_Exercise task_:
Include the line with "serie_amarela = [16.5, 15.7, 12.8, 15.8, 20.8, 22.9]" and every line before it in the entries below, echoed exactly, but not the pictures.

_Task inputs_:

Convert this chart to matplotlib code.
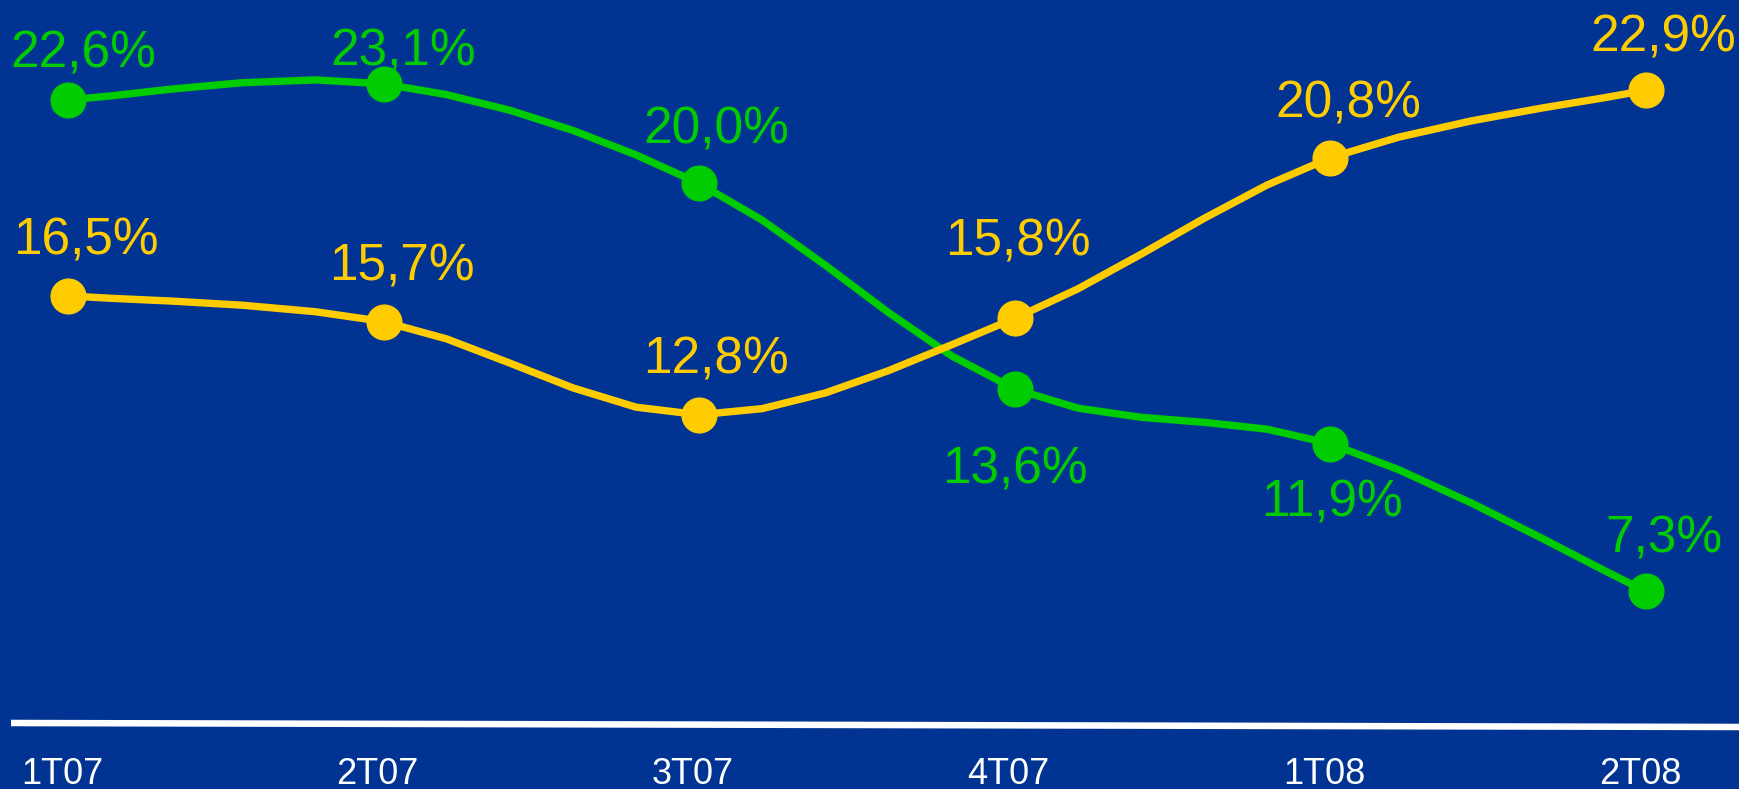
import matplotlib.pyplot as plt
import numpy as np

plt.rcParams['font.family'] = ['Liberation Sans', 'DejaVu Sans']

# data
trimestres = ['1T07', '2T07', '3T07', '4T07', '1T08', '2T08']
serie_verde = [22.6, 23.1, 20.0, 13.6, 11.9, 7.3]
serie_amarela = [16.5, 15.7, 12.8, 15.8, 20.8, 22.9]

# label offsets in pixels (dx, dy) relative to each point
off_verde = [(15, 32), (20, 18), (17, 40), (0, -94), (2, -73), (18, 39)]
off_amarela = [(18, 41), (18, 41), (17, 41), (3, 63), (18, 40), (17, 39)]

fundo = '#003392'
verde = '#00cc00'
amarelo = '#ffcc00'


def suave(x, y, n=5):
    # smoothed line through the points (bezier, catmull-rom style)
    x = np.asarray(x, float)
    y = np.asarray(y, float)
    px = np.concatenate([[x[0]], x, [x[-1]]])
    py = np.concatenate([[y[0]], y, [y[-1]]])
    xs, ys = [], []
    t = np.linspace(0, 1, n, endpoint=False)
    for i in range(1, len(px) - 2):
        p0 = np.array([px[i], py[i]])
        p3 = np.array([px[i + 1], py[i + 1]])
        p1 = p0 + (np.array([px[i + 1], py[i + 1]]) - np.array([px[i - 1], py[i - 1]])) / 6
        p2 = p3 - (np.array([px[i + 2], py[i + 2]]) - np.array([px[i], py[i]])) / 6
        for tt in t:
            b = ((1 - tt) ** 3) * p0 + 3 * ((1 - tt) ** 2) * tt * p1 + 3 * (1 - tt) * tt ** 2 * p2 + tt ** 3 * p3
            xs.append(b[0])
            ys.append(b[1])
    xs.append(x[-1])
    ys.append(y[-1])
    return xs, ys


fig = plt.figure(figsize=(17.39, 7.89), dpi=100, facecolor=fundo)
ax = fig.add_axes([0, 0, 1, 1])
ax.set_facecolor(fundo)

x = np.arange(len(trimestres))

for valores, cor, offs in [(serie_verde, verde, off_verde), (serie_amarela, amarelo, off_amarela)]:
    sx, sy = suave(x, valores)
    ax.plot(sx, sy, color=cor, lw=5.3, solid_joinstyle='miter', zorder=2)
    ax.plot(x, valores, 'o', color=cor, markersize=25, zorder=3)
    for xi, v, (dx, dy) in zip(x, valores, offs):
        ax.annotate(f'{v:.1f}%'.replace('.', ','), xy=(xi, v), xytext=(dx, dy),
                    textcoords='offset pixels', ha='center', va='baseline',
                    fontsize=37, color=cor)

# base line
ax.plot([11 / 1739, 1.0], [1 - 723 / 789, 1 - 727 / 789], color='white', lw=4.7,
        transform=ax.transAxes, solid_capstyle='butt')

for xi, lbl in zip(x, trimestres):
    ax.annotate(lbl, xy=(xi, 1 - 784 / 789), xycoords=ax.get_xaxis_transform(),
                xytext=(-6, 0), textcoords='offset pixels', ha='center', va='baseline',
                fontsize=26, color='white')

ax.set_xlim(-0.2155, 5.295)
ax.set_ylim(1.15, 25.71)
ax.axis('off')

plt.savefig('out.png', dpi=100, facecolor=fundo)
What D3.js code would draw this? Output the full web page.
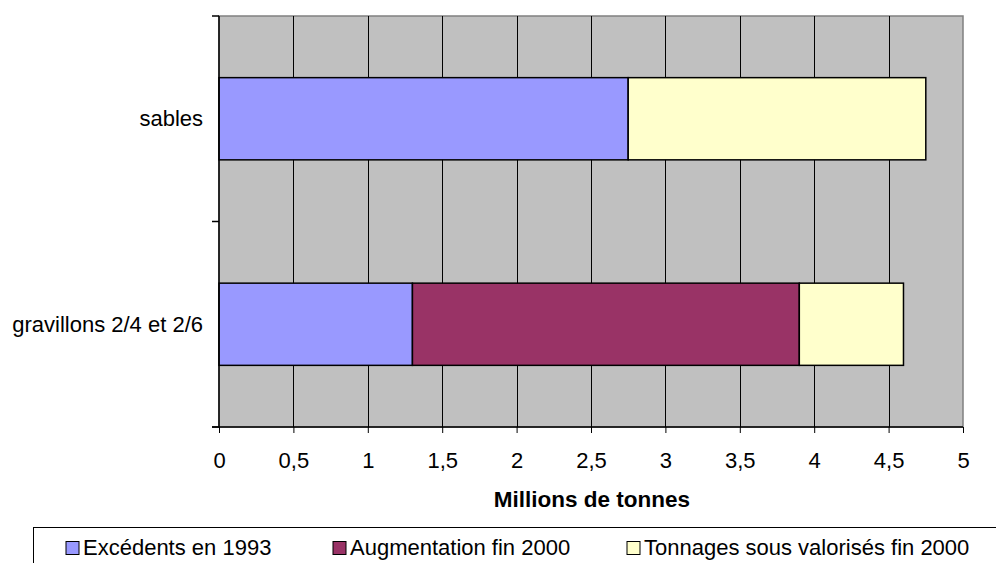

_Response below_:
Convert this chart to matplotlib code.
import matplotlib.pyplot as plt
import numpy as np

plt.rcParams['font.family'] = ['Liberation Sans', 'DejaVu Sans']

# data
trimestres = ['1T07', '2T07', '3T07', '4T07', '1T08', '2T08']
serie_verde = [22.6, 23.1, 20.0, 13.6, 11.9, 7.3]
serie_amarela = [16.5, 15.7, 12.8, 15.8, 20.8, 22.9]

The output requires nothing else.